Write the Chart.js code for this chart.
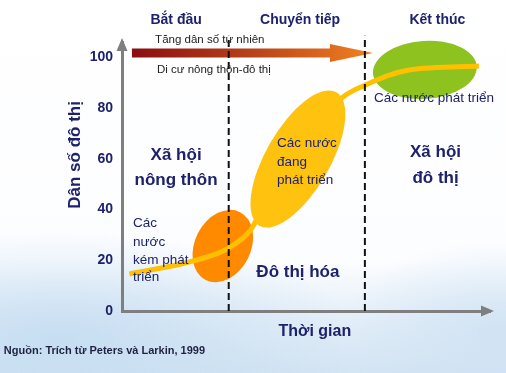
<!DOCTYPE html>
<html>
<head>
<meta charset="utf-8">
<script src="https://cdn.jsdelivr.net/npm/chart.js@4/dist/chart.umd.min.js"></script>
<style>
  html, body { margin: 0; padding: 0; }
  body {
    width: 506px; height: 373px; overflow: hidden;
    background:
      radial-gradient(ellipse 300px 110px at 60px 340px, rgba(196, 220, 241, 0.9) 0%, rgba(196, 220, 241, 0) 100%),
      radial-gradient(ellipse 160px 90px at 500px 330px, rgba(205, 225, 243, 0.8) 0%, rgba(205, 225, 243, 0) 100%),
      linear-gradient(to bottom, #ffffff 0%, #fcfdff 70%, #e6f0f9 84%, #d3e4f3 100%);
  }
  #wrap { position: relative; width: 506px; height: 373px; }
</style>
</head>
<body>
<div id="wrap"><canvas id="chart"></canvas></div>
<script>
// duong cong ty le dan so do thi theo thoi gian
const timeX = [2, 16, 24, 29, 35, 38, 48, 59, 66, 78, 97];
const urbanPct = [14.6, 18.5, 21.7, 24.8, 32, 40, 61, 83, 89, 95, 96.5];
const yTicks = [0, 20, 40, 60, 80, 100];
const phaseLines = [29, 66]; // ranh gioi cac giai doan

const navy = "#1d226b";
const sans = "'Liberation Sans', Arial, sans-serif";

// cac vung mau (toa do theo du lieu)
const blobs = [
  { x: 27.4, y: 25.6, rx: 38, ry: 28, rot: -63, color: "#ff8a00" },
  { x: 82.3, y: 95.0, rx: 52, ry: 29, rot: -4, color: "#8dc21f" },
  { x: 47.8, y: 59.9, rx: 77, ry: 32, rot: -60, color: "#ffc20e" },
];

// mui ten gradient
const arrow = { from: 2.7, body: 56.5, tip: 68.2, y: 101.7 };

// chu thich
const labels = [
  { t: "Bắt đầu", x: 14.7, y: 114.7, size: 14, bold: true, align: "center" },
  { t: "Chuyển tiếp", x: 48.4, y: 114.7, size: 14, bold: true, align: "center" },
  { t: "Kết thúc", x: 85.7, y: 114.7, size: 14, bold: true, align: "center" },
  { t: "Tăng dân số tự nhiên", x: 9.0, y: 106.8, size: 11.5, color: "#222", align: "left" },
  { t: "Di cư nông thôn-đô thị", x: 9.5, y: 95.2, size: 11.5, color: "#222", align: "left" },
  { t: "Xã hội", x: 14.7, y: 61.5, size: 17, bold: true, align: "center" },
  { t: "nông thôn", x: 14.7, y: 51.6, size: 17, bold: true, align: "center" },
  { t: "Xã hội", x: 85.2, y: 62.6, size: 17, bold: true, align: "center" },
  { t: "đô thị", x: 85.2, y: 52.4, size: 17, bold: true, align: "center" },
  { t: "Đô thị hóa", x: 47.8, y: 15.4, size: 17, bold: true, align: "center" },
  { t: "Các nước phát triển", x: 68.5, y: 83.9, size: 13.5, align: "left" },
  { t: "Các nước", x: 42.1, y: 66.2, size: 13.5, align: "left" },
  { t: "đang", x: 42.1, y: 58.7, size: 13.5, align: "left" },
  { t: "phát triển", x: 42.1, y: 51.6, size: 13.5, align: "left" },
  { t: "Các", x: 3.0, y: 34.7, size: 13.5, align: "left" },
  { t: "nước", x: 3.0, y: 27.2, size: 13.5, align: "left" },
  { t: "kém phát", x: 3.0, y: 20.1, size: 13.5, align: "left" },
  { t: "triển", x: 3.0, y: 13.4, size: 13.5, align: "left" },
  { t: "Thời gian", x: 52.4, y: -8.3, size: 16, bold: true, align: "center" },
  { t: "Nguồn: Trích từ Peters và Larkin, 1999", x: -32.1, y: -15.6, size: 11, bold: true, color: "#1e2240", align: "left" },
];
const yTitle = { t: "Dân số đô thị", x: -12.8, y: 61.5, size: 17 };

function drawBlob(chart, b) {
  const { ctx, scales } = chart;
  ctx.save();
  ctx.fillStyle = b.color;
  ctx.beginPath();
  ctx.ellipse(scales.x.getPixelForValue(b.x), scales.y.getPixelForValue(b.y),
    b.rx, b.ry, b.rot * Math.PI / 180, 0, Math.PI * 2);
  ctx.fill();
  ctx.restore();
}

const decor = {
  id: "decor",
  beforeDatasetsDraw(chart) {
    const { ctx, scales } = chart;
    const xs = scales.x, ys = scales.y;
    const x0 = xs.getPixelForValue(arrow.from);
    const x1 = xs.getPixelForValue(arrow.body);
    const x2 = xs.getPixelForValue(arrow.tip);
    const yc = ys.getPixelForValue(arrow.y);
    const g = ctx.createLinearGradient(x0, 0, x2, 0);
    g.addColorStop(0, "#890f10");
    g.addColorStop(0.5, "#b8421a");
    g.addColorStop(1, "#f28220");
    ctx.save();
    ctx.fillStyle = g;
    ctx.beginPath();
    ctx.moveTo(x0, yc - 4.5);
    ctx.lineTo(x1, yc - 4.5);
    ctx.lineTo(x1, yc - 9);
    ctx.lineTo(x2, yc);
    ctx.lineTo(x1, yc + 9);
    ctx.lineTo(x1, yc + 4.5);
    ctx.lineTo(x0, yc + 4.5);
    ctx.closePath();
    ctx.fill();
    ctx.restore();
    drawBlob(chart, blobs[0]);
    drawBlob(chart, blobs[1]);
  },
  afterDatasetDraw(chart, args) {
    if (args.index === 0) drawBlob(chart, blobs[2]);
  },
  afterDraw(chart) {
    const { ctx, scales, chartArea } = chart;
    const xs = scales.x, ys = scales.y;
    ctx.save();
    // dau mui ten truc
    ctx.fillStyle = "#7f7f7f";
    ctx.beginPath();
    ctx.moveTo(chartArea.left, chartArea.top - 4);
    ctx.lineTo(chartArea.left - 5.5, chartArea.top + 9);
    ctx.lineTo(chartArea.left + 5.5, chartArea.top + 9);
    ctx.closePath();
    ctx.fill();
    ctx.beginPath();
    ctx.moveTo(chartArea.right + 4, chartArea.bottom);
    ctx.lineTo(chartArea.right - 9, chartArea.bottom - 5.5);
    ctx.lineTo(chartArea.right - 9, chartArea.bottom + 5.5);
    ctx.closePath();
    ctx.fill();

    ctx.textBaseline = "middle";
    labels.forEach(l => {
      ctx.font = (l.bold ? "bold " : "") + l.size + "px " + sans;
      ctx.fillStyle = l.color || navy;
      ctx.textAlign = l.align;
      ctx.fillText(l.t, xs.getPixelForValue(l.x), ys.getPixelForValue(l.y));
    });

    ctx.translate(xs.getPixelForValue(yTitle.x), ys.getPixelForValue(yTitle.y));
    ctx.rotate(-Math.PI / 2);
    ctx.font = "bold " + yTitle.size + "px " + sans;
    ctx.fillStyle = navy;
    ctx.textAlign = "center";
    ctx.fillText(yTitle.t, 0, 0);
    ctx.restore();
  },
};

const ctx = document.getElementById("chart").getContext("2d");
const chart = new Chart(ctx, {
  type: "line",
  data: {
    datasets: [
      {
        label: "Dân số đô thị",
        data: timeX.map((x, i) => ({ x: x, y: urbanPct[i] })),
        borderColor: "#ffc000",
        borderWidth: 5,
        pointRadius: 0,
        cubicInterpolationMode: "monotone",
        order: 2,
      },
      ...phaseLines.map(p => ({
        label: "ranh giới",
        data: [{ x: p, y: 0 }, { x: p, y: 108.5 }],
        borderColor: "#111",
        borderWidth: 2,
        borderDash: [7, 4],
        pointRadius: 0,
        clip: false,
        order: 1,
      })),
    ],
  },
  options: {
    responsive: true,
    maintainAspectRatio: false,
    animation: false,
    layout: { padding: { top: 42, right: 16, left: 0, bottom: 0 } },
    plugins: {
      legend: { display: false },
      tooltip: { enabled: false },
    },
    scales: {
      x: {
        type: "linear",
        min: 0,
        max: 100,
        afterFit: s => { s.height = 62; },
        grid: { display: false, drawTicks: false },
        border: { display: true, color: "#7f7f7f", width: 3 },
        ticks: { display: false },
      },
      y: {
        min: 0,
        max: 106,
        afterBuildTicks: s => { s.ticks = yTicks.map(v => ({ value: v })); },
        afterFit: s => { s.width = 122; },
        grid: { display: false, drawTicks: false },
        border: { display: true, color: "#7f7f7f", width: 3 },
        ticks: {
          padding: 9,
          color: navy,
          font: { family: "'Liberation Sans Narrow', 'Liberation Sans', sans-serif", size: 14, weight: "bold" },
        },
      },
    },
  },
  plugins: [decor],
});
</script>
</body>
</html>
^^^^^^^^^^^^^^^^
#### DO THIS
Extract, word for word, each line from the top of the data down to and including the line with "68.2, y: 101.7"; skip the pictures.

#### EXERCISE RESPONSE
Write the Chart.js code for this chart.
<!DOCTYPE html>
<html>
<head>
<meta charset="utf-8">
<script src="https://cdn.jsdelivr.net/npm/chart.js@4/dist/chart.umd.min.js"></script>
<style>
  html, body { margin: 0; padding: 0; }
  body {
    width: 506px; height: 373px; overflow: hidden;
    background:
      radial-gradient(ellipse 300px 110px at 60px 340px, rgba(196, 220, 241, 0.9) 0%, rgba(196, 220, 241, 0) 100%),
      radial-gradient(ellipse 160px 90px at 500px 330px, rgba(205, 225, 243, 0.8) 0%, rgba(205, 225, 243, 0) 100%),
      linear-gradient(to bottom, #ffffff 0%, #fcfdff 70%, #e6f0f9 84%, #d3e4f3 100%);
  }
  #wrap { position: relative; width: 506px; height: 373px; }
</style>
</head>
<body>
<div id="wrap"><canvas id="chart"></canvas></div>
<script>
// duong cong ty le dan so do thi theo thoi gian
const timeX = [2, 16, 24, 29, 35, 38, 48, 59, 66, 78, 97];
const urbanPct = [14.6, 18.5, 21.7, 24.8, 32, 40, 61, 83, 89, 95, 96.5];
const yTicks = [0, 20, 40, 60, 80, 100];
const phaseLines = [29, 66]; // ranh gioi cac giai doan

const navy = "#1d226b";
const sans = "'Liberation Sans', Arial, sans-serif";

// cac vung mau (toa do theo du lieu)
const blobs = [
  { x: 27.4, y: 25.6, rx: 38, ry: 28, rot: -63, color: "#ff8a00" },
  { x: 82.3, y: 95.0, rx: 52, ry: 29, rot: -4, color: "#8dc21f" },
  { x: 47.8, y: 59.9, rx: 77, ry: 32, rot: -60, color: "#ffc20e" },
];

// mui ten gradient
const arrow = { from: 2.7, body: 56.5, tip: 68.2, y: 101.7 };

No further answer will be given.